- League: South Atlantic League
- Sport: Baseball
- Duration: April 21 – September 8
- Number of games: 140
- Number of teams: 8

Regular season
- League champions: Macon Peaches

Playoffs
- League champions: Columbia Reds
- Runners-up: Macon Peaches

SAL seasons
- ← 19401942 →

= 1941 South Atlantic League season =

The 1941 South Atlantic League was a Class B baseball season played between April 21 and September 8. Eight teams played a 140-game schedule, with the top four teams qualifying for the playoffs.
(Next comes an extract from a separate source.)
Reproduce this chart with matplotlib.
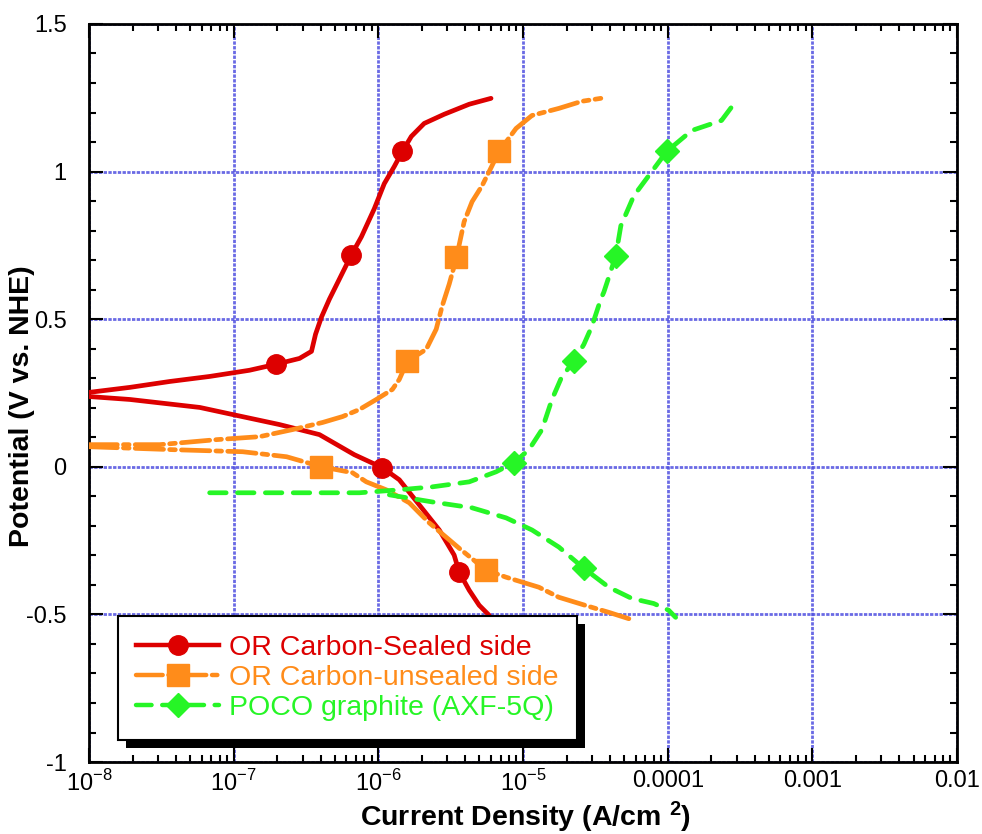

The Columbia Reds won the South Atlantic League championship, defeating the Macon Peaches in the final round of the playoffs.

==Team changes==
- The Augusta Tigers ended their affiliation with the New York Yankees and began a new affiliation with the Detroit Tigers.
- The Macon Peaches ended their affiliation with the Brooklyn Dodgers and began a new affiliation with the Chicago Cubs.

==Teams==

1941 South Atlantic League
| Team | City | MLB Affiliate | Stadium |
| Augusta Tigers | Augusta, Georgia | Detroit Tigers | Municipal Stadium |
| Charleston Rebels | Charleston, South Carolina | None | College Park |
| Columbia Reds | Columbia, South Carolina | Cincinnati Reds | Dreyfus Park |
| Columbus Red Birds | Columbus, Georgia | St. Louis Cardinals | Golden Park |
| Greenville Spinners | Greenville, South Carolina | Washington Senators | Meadowbrook Park |
| Jacksonville Tars | Jacksonville, Florida | None | Durkee Field |
| Macon Peaches | Macon, Georgia | Chicago Cubs | Luther Williams Field |
| Savannah Indians | Savannah, Georgia | None | Grayson Stadium |

==Regular season==
===Summary===
- The Macon Peaches finish the season with the best record for the first time since 1930.

===Standings===

South Atlantic League
| Team | Win | Loss | % | GB |
| Macon Peaches | 90 | 50 | .643 | – |
| Columbia Reds | 89 | 51 | .636 | 1 |
| Columbus Red Birds | 68 | 69 | .496 | 18.5 |
| Augusta Tigers | 64 | 74 | .464 | 25 |
| Jacksonville Tars | 63 | 75 | .457 | 26 |
| Charleston Rebels | 61 | 76 | .445 | 27.5 |
| Greenville Spinners | 60 | 77 | .438 | 28.5 |
| Savannah Indians | 57 | 80 | .416 | 31.5 |

==League Leaders==
===Batting leaders===

| Stat | Player | Total |
|---|---|---|
| AVG | Cy Block, Macon Peaches | .357 |
| H | Bobby Adams, Columbia Reds | 195 |
| 2B | Lon Goldstein, Columbia Reds | 48 |
| 3B | Johnny Ostrowski, Macon Peaches | 20 |
| HR | James Walsh, Jacksonville Tars Clyde Vollmer, Columbia Reds | 17 |

===Pitching leaders===

| Stat | Player | Total |
|---|---|---|
| W | Sid West, Macon Peaches | 23 |
| ERA | Frank Manno, Macon Peaches | 2.16 |
| IP | Irv Stein, Charleston Rebels | 284.0 |

==Playoffs==
- The Columbia Reds won their first South Atlantic League championship, defeating the Macon Peaches in six games.